** start of Source material **
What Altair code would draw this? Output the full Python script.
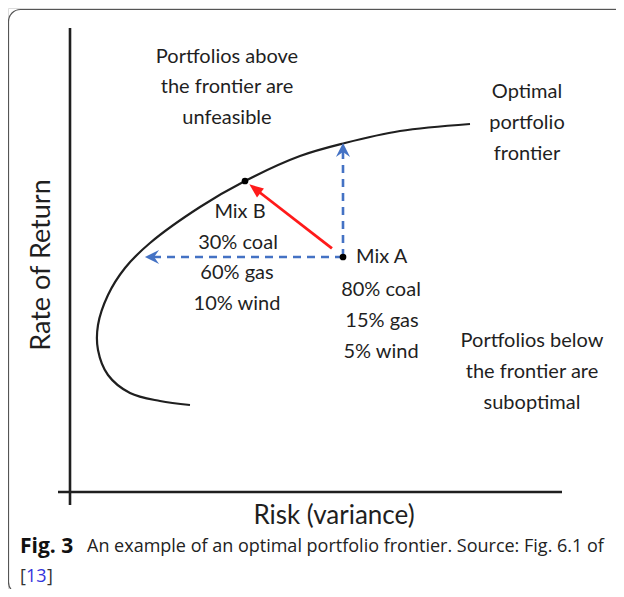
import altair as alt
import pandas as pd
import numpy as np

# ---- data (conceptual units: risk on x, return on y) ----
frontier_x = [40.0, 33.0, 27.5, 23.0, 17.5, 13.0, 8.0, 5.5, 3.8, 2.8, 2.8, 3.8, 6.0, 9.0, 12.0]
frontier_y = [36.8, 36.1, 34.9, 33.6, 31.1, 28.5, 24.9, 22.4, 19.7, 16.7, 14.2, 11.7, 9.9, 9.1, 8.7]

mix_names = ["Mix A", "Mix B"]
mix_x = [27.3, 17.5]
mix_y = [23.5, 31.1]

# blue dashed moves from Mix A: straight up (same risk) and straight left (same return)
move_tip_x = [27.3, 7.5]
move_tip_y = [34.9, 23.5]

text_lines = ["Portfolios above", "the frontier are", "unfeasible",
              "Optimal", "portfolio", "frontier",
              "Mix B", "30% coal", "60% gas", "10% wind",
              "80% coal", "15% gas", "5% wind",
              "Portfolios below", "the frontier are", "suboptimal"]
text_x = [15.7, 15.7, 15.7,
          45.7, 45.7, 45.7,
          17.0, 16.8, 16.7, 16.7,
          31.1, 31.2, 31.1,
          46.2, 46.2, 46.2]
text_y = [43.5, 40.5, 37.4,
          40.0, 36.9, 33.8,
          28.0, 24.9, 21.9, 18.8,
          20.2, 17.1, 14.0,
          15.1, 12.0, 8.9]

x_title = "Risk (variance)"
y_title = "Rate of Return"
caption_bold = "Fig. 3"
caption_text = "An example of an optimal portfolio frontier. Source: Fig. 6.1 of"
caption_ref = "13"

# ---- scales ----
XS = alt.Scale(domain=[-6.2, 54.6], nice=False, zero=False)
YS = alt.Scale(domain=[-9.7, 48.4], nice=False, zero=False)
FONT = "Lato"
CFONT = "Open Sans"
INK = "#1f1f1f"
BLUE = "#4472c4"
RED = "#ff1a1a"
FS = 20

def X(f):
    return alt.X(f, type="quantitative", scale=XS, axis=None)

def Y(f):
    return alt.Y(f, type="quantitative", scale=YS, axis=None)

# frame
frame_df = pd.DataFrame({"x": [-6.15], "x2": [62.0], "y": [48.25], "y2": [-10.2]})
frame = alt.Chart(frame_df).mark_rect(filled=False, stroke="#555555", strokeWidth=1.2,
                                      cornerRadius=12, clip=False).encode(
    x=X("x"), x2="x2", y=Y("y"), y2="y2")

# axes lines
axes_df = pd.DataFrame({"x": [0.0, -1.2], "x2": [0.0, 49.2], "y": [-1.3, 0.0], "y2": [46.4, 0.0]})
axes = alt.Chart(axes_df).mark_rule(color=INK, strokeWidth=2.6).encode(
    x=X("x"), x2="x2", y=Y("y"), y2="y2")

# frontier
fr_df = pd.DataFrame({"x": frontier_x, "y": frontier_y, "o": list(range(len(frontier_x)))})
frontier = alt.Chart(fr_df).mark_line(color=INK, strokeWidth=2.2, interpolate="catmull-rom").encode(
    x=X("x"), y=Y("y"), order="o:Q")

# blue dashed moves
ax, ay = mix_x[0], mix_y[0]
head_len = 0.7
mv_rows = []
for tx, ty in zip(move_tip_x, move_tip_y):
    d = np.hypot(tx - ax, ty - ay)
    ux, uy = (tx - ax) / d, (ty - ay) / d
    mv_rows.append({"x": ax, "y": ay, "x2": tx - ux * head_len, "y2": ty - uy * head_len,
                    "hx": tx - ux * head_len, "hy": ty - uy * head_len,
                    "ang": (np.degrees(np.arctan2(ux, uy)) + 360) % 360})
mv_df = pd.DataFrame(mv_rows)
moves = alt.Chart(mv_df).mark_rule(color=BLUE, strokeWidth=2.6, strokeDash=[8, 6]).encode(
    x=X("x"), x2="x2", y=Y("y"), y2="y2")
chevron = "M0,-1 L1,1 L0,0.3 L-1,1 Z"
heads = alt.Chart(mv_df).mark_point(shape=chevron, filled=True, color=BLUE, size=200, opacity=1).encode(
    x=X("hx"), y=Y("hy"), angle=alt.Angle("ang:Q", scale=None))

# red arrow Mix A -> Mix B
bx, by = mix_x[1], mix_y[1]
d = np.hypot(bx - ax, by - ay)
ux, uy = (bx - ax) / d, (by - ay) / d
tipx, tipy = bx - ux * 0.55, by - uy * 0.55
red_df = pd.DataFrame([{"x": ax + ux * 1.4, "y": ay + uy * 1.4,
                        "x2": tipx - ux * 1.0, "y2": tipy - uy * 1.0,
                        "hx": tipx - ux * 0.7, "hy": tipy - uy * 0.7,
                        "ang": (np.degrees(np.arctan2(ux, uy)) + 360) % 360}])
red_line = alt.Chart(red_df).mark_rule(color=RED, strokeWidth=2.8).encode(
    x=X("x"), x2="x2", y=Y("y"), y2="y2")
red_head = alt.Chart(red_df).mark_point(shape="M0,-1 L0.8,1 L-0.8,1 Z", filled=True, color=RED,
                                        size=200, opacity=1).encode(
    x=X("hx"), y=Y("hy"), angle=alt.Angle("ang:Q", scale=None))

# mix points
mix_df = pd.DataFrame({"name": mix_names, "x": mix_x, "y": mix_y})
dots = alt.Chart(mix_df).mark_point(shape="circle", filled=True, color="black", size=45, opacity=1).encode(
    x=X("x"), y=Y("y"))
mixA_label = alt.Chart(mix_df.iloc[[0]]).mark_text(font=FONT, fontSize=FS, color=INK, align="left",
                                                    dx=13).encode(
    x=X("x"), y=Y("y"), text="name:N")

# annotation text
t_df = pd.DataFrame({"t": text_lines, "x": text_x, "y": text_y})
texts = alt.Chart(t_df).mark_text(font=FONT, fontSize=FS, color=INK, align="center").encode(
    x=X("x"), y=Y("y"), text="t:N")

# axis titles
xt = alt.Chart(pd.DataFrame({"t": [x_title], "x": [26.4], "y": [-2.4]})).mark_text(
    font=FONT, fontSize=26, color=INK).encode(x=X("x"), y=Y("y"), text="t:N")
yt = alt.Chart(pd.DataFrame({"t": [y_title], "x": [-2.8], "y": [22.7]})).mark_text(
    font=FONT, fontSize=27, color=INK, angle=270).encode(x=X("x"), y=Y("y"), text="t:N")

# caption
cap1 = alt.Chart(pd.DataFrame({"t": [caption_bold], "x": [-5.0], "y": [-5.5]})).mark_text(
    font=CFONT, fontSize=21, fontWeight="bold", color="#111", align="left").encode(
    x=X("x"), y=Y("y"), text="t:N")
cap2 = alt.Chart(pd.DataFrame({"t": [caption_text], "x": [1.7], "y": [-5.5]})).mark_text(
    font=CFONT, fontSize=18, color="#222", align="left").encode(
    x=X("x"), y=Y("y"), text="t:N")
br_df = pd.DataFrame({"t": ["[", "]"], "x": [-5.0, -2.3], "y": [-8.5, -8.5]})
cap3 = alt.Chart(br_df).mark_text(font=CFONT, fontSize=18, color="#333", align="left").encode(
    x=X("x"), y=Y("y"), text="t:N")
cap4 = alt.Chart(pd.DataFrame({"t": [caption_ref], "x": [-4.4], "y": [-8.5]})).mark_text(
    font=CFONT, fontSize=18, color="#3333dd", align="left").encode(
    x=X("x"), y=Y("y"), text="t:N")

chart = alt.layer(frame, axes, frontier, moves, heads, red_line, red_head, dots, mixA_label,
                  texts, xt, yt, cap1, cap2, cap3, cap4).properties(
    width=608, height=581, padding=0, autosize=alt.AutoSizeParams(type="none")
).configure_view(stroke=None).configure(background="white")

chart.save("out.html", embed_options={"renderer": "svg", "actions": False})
** end of Source material **
Please reproduce the listing exactly from its opening line through the line that contains "mix_y = [23.5, 31.1]", both included, with all pictures omitted.

What Altair code would draw this? Output the full Python script.
import altair as alt
import pandas as pd
import numpy as np

# ---- data (conceptual units: risk on x, return on y) ----
frontier_x = [40.0, 33.0, 27.5, 23.0, 17.5, 13.0, 8.0, 5.5, 3.8, 2.8, 2.8, 3.8, 6.0, 9.0, 12.0]
frontier_y = [36.8, 36.1, 34.9, 33.6, 31.1, 28.5, 24.9, 22.4, 19.7, 16.7, 14.2, 11.7, 9.9, 9.1, 8.7]

mix_names = ["Mix A", "Mix B"]
mix_x = [27.3, 17.5]
mix_y = [23.5, 31.1]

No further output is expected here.